>> begin

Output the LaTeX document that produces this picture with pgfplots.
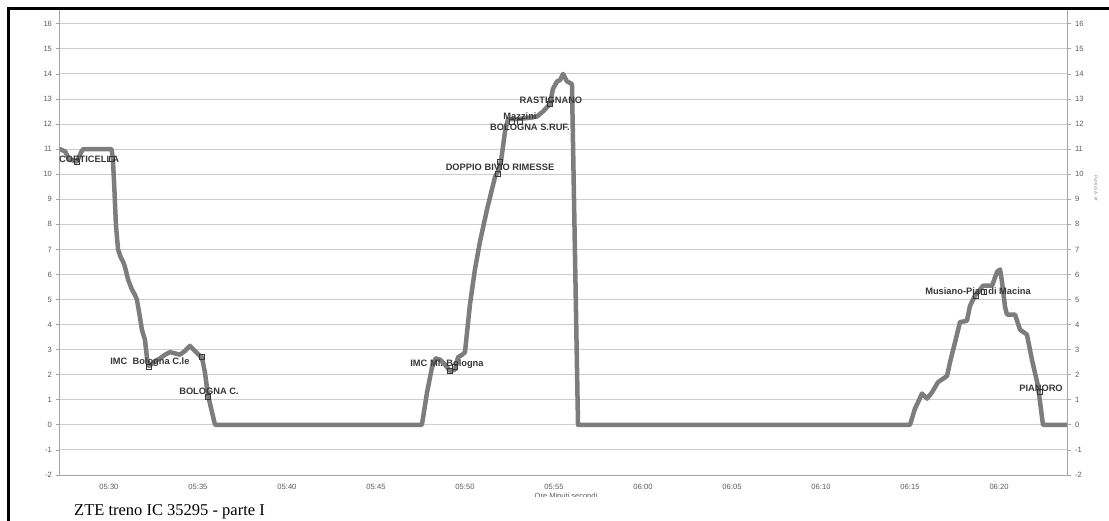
\documentclass[border=0pt]{standalone}
\usepackage{pgfplots}
\pgfplotsset{compat=1.18}
\usepackage{fontspec}
\setmainfont{Liberation Sans}
\newfontfamily\serif{Liberation Serif}
\definecolor{trace}{RGB}{125,125,125}
\definecolor{ticktext}{RGB}{90,90,90}
\definecolor{gridc}{RGB}{205,205,205}
\definecolor{axisc}{RGB}{165,165,165}
\definecolor{lab}{RGB}{55,55,55}
\begin{document}
\begin{tikzpicture}
\useasboundingbox (0pt,0pt) rectangle (1109pt,520pt);
\begin{axis}[
  at={(60pt,45pt)}, anchor=south west, scale only axis,
  width=1007pt, height=465pt,
  xmin=327.25, xmax=383.82, ymin=-2, ymax=16.55,
  ytick={-2,-1,0,1,2,3,4,5,6,7,8,9,10,11,12,13,14,15,16},
  xtick={330,335,340,345,350,355,360,365,370,375,380},
  xticklabels={05:30,05:35,05:40,05:45,05:50,05:55,06:00,06:05,06:10,06:15,06:20},
  ymajorgrids, grid style={gridc, line width=0.9pt},
  axis line style={axisc, line width=1pt},
  tick align=outside, major tick length=4pt,
  ytick style={axisc, line width=0.8pt},
  xtick style={draw=none},
  ytick pos=left,
  tick label style={font=\fontsize{7.6}{8}\selectfont, text=ticktext},
  /pgf/number format/assume math mode=true,
  yticklabel style={xshift=-0.5pt},
  xticklabel style={yshift=-2pt},
]
\addplot[trace, line width=4.5pt, line join=round, line cap=round] coordinates {
(327.25,11.0) (327.55,10.9) (327.75,10.6) (328.20,10.5) (328.45,10.9) (328.55,11.0)
(330.15,11.0) (330.22,10.6) (330.30,9.5) (330.39,8.0) (330.51,7.0) (330.65,6.7)
(330.80,6.5) (330.90,6.3) (331.07,5.8) (331.29,5.4) (331.45,5.2) (331.57,5.0)
(331.74,4.3) (331.85,3.8) (332.02,3.4) (332.15,2.6) (332.25,2.35) (332.45,2.45)
(332.60,2.55) (332.87,2.65) (333.15,2.8) (333.43,2.9) (333.71,2.85) (333.99,2.8)
(334.27,2.95) (334.55,3.15) (334.83,2.95) (335.11,2.75) (335.22,2.7) (335.39,2.1)
(335.56,1.2) (335.79,0.5) (335.96,0.0)
(347.58,0.0) (347.87,1.3) (348.15,2.3) (348.35,2.65) (348.60,2.6) (348.88,2.4)
(349.16,2.15) (349.44,2.2) (349.61,2.7) (349.85,2.8) (350.00,2.9) (350.28,4.8)
(350.56,6.2) (350.84,7.3) (351.24,8.6) (351.69,9.9) (351.85,10.1) (352.02,10.5)
(352.25,11.7) (352.42,12.2) (352.92,12.2) (353.65,12.25) (354.04,12.3) (354.38,12.5)
(354.78,12.8) (354.94,13.4) (355.17,13.7) (355.34,13.75) (355.51,14.0) (355.73,13.7)
(356.01,13.6) (356.10,10.0) (356.35,0.0)
(375.00,0.0) (375.28,0.65) (375.45,0.9) (375.67,1.25) (375.96,1.05) (376.24,1.3)
(376.57,1.7) (377.08,1.95) (377.25,2.5) (377.53,3.3) (377.81,4.1) (378.20,4.15)
(378.37,4.75) (378.65,5.15) (379.10,5.55) (379.61,5.55) (379.89,6.1) (380.06,6.2)
(380.17,5.7) (380.34,4.7) (380.45,4.4) (380.90,4.4) (381.18,3.8) (381.57,3.6)
(381.85,2.6) (382.19,1.55) (382.47,0.0) (383.82,0.0)
};
\addplot[only marks, mark=square, mark size=2.6pt, mark options={draw=lab, line width=0.8pt, fill=none}] coordinates {
(328.20,10.5) (330.17,10.6) (332.25,2.3) (335.22,2.7) (335.56,1.1)
(349.16,2.15) (349.44,2.3) (351.85,10.0) (351.97,10.5) (352.64,12.1)
(353.09,12.1) (354.78,12.8) (378.71,5.15) (379.16,5.3) (382.30,1.3)
};
\begin{scope}[every node/.style={font=\bfseries\fontsize{9.3}{10}\selectfont, text=lab, inner sep=0pt}]
\node at (axis cs:328.88,10.61) {CORTICELLA};
\node at (axis cs:332.30,2.51) {IMC\ \ Bologna C.le};
\node at (axis cs:335.62,1.32) {BOLOGNA C.};
\node at (axis cs:348.99,2.43) {IMC Ml. Bologna};
\node at (axis cs:351.97,10.26) {DOPPIO BIVIO RIMESSE};
\node at (axis cs:353.65,11.89) {BOLOGNA S.RUF.};
\node at (axis cs:353.09,12.33) {Mazzini};
\node at (axis cs:354.83,12.93) {RASTIGNANO};
\node at (axis cs:378.82,5.35) {Musiano-Pian di Macina};
\node at (axis cs:382.36,1.44) {PIANORO};
\end{scope}
\end{axis}
\begin{axis}[
  at={(60pt,45pt)}, anchor=south west, scale only axis,
  width=1007pt, height=465pt,
  xmin=327.25, xmax=383.82, ymin=-2, ymax=16.55,
  axis x line=none, axis y line*=right,
  ytick={-2,-1,0,1,2,3,4,5,6,7,8,9,10,11,12,13,14,15,16},
  axis line style={axisc, line width=1pt},
  tick align=outside, major tick length=4pt,
  ytick style={axisc, line width=0.8pt},
  tick label style={font=\fontsize{7.6}{8}\selectfont, text=ticktext},
  /pgf/number format/assume math mode=true,
  yticklabel style={xshift=0.5pt},
]
\addplot[draw=none] coordinates {(330,0)};
\end{axis}
\node[rotate=-90, font=\fontsize{4.5}{5}\selectfont, text=gray] at (1096pt,332pt) {Punti di A. rif};
\begin{scope}
\clip (480pt,23.5pt) rectangle (660pt,40pt);
\node[font=\fontsize{7.5}{8}\selectfont, text=ticktext] at (566pt,24.5pt) {Ore Minuti secondi};
\end{scope}
\node[anchor=west, font=\serif\fontsize{16.5}{18}\selectfont, inner sep=0pt] at (74pt,8pt) {ZTE treno IC 35295 - parte I};
\draw[black, line width=3pt] (8.5pt,-5pt) -- (8.5pt,511pt) -- (1115pt,511pt);
\end{tikzpicture}
\end{document}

>> end

**What you will do**
Quote everything in the listing above exactly; pictures are the only thing to omit.

**The output**
Output the LaTeX document that produces this picture with pgfplots.
\documentclass[border=0pt]{standalone}
\usepackage{pgfplots}
\pgfplotsset{compat=1.18}
\usepackage{fontspec}
\setmainfont{Liberation Sans}
\newfontfamily\serif{Liberation Serif}
\definecolor{trace}{RGB}{125,125,125}
\definecolor{ticktext}{RGB}{90,90,90}
\definecolor{gridc}{RGB}{205,205,205}
\definecolor{axisc}{RGB}{165,165,165}
\definecolor{lab}{RGB}{55,55,55}
\begin{document}
\begin{tikzpicture}
\useasboundingbox (0pt,0pt) rectangle (1109pt,520pt);
\begin{axis}[
  at={(60pt,45pt)}, anchor=south west, scale only axis,
  width=1007pt, height=465pt,
  xmin=327.25, xmax=383.82, ymin=-2, ymax=16.55,
  ytick={-2,-1,0,1,2,3,4,5,6,7,8,9,10,11,12,13,14,15,16},
  xtick={330,335,340,345,350,355,360,365,370,375,380},
  xticklabels={05:30,05:35,05:40,05:45,05:50,05:55,06:00,06:05,06:10,06:15,06:20},
  ymajorgrids, grid style={gridc, line width=0.9pt},
  axis line style={axisc, line width=1pt},
  tick align=outside, major tick length=4pt,
  ytick style={axisc, line width=0.8pt},
  xtick style={draw=none},
  ytick pos=left,
  tick label style={font=\fontsize{7.6}{8}\selectfont, text=ticktext},
  /pgf/number format/assume math mode=true,
  yticklabel style={xshift=-0.5pt},
  xticklabel style={yshift=-2pt},
]
\addplot[trace, line width=4.5pt, line join=round, line cap=round] coordinates {
(327.25,11.0) (327.55,10.9) (327.75,10.6) (328.20,10.5) (328.45,10.9) (328.55,11.0)
(330.15,11.0) (330.22,10.6) (330.30,9.5) (330.39,8.0) (330.51,7.0) (330.65,6.7)
(330.80,6.5) (330.90,6.3) (331.07,5.8) (331.29,5.4) (331.45,5.2) (331.57,5.0)
(331.74,4.3) (331.85,3.8) (332.02,3.4) (332.15,2.6) (332.25,2.35) (332.45,2.45)
(332.60,2.55) (332.87,2.65) (333.15,2.8) (333.43,2.9) (333.71,2.85) (333.99,2.8)
(334.27,2.95) (334.55,3.15) (334.83,2.95) (335.11,2.75) (335.22,2.7) (335.39,2.1)
(335.56,1.2) (335.79,0.5) (335.96,0.0)
(347.58,0.0) (347.87,1.3) (348.15,2.3) (348.35,2.65) (348.60,2.6) (348.88,2.4)
(349.16,2.15) (349.44,2.2) (349.61,2.7) (349.85,2.8) (350.00,2.9) (350.28,4.8)
(350.56,6.2) (350.84,7.3) (351.24,8.6) (351.69,9.9) (351.85,10.1) (352.02,10.5)
(352.25,11.7) (352.42,12.2) (352.92,12.2) (353.65,12.25) (354.04,12.3) (354.38,12.5)
(354.78,12.8) (354.94,13.4) (355.17,13.7) (355.34,13.75) (355.51,14.0) (355.73,13.7)
(356.01,13.6) (356.10,10.0) (356.35,0.0)
(375.00,0.0) (375.28,0.65) (375.45,0.9) (375.67,1.25) (375.96,1.05) (376.24,1.3)
(376.57,1.7) (377.08,1.95) (377.25,2.5) (377.53,3.3) (377.81,4.1) (378.20,4.15)
(378.37,4.75) (378.65,5.15) (379.10,5.55) (379.61,5.55) (379.89,6.1) (380.06,6.2)
(380.17,5.7) (380.34,4.7) (380.45,4.4) (380.90,4.4) (381.18,3.8) (381.57,3.6)
(381.85,2.6) (382.19,1.55) (382.47,0.0) (383.82,0.0)
};
\addplot[only marks, mark=square, mark size=2.6pt, mark options={draw=lab, line width=0.8pt, fill=none}] coordinates {
(328.20,10.5) (330.17,10.6) (332.25,2.3) (335.22,2.7) (335.56,1.1)
(349.16,2.15) (349.44,2.3) (351.85,10.0) (351.97,10.5) (352.64,12.1)
(353.09,12.1) (354.78,12.8) (378.71,5.15) (379.16,5.3) (382.30,1.3)
};
\begin{scope}[every node/.style={font=\bfseries\fontsize{9.3}{10}\selectfont, text=lab, inner sep=0pt}]
\node at (axis cs:328.88,10.61) {CORTICELLA};
\node at (axis cs:332.30,2.51) {IMC\ \ Bologna C.le};
\node at (axis cs:335.62,1.32) {BOLOGNA C.};
\node at (axis cs:348.99,2.43) {IMC Ml. Bologna};
\node at (axis cs:351.97,10.26) {DOPPIO BIVIO RIMESSE};
\node at (axis cs:353.65,11.89) {BOLOGNA S.RUF.};
\node at (axis cs:353.09,12.33) {Mazzini};
\node at (axis cs:354.83,12.93) {RASTIGNANO};
\node at (axis cs:378.82,5.35) {Musiano-Pian di Macina};
\node at (axis cs:382.36,1.44) {PIANORO};
\end{scope}
\end{axis}
\begin{axis}[
  at={(60pt,45pt)}, anchor=south west, scale only axis,
  width=1007pt, height=465pt,
  xmin=327.25, xmax=383.82, ymin=-2, ymax=16.55,
  axis x line=none, axis y line*=right,
  ytick={-2,-1,0,1,2,3,4,5,6,7,8,9,10,11,12,13,14,15,16},
  axis line style={axisc, line width=1pt},
  tick align=outside, major tick length=4pt,
  ytick style={axisc, line width=0.8pt},
  tick label style={font=\fontsize{7.6}{8}\selectfont, text=ticktext},
  /pgf/number format/assume math mode=true,
  yticklabel style={xshift=0.5pt},
]
\addplot[draw=none] coordinates {(330,0)};
\end{axis}
\node[rotate=-90, font=\fontsize{4.5}{5}\selectfont, text=gray] at (1096pt,332pt) {Punti di A. rif};
\begin{scope}
\clip (480pt,23.5pt) rectangle (660pt,40pt);
\node[font=\fontsize{7.5}{8}\selectfont, text=ticktext] at (566pt,24.5pt) {Ore Minuti secondi};
\end{scope}
\node[anchor=west, font=\serif\fontsize{16.5}{18}\selectfont, inner sep=0pt] at (74pt,8pt) {ZTE treno IC 35295 - parte I};
\draw[black, line width=3pt] (8.5pt,-5pt) -- (8.5pt,511pt) -- (1115pt,511pt);
\end{tikzpicture}
\end{document}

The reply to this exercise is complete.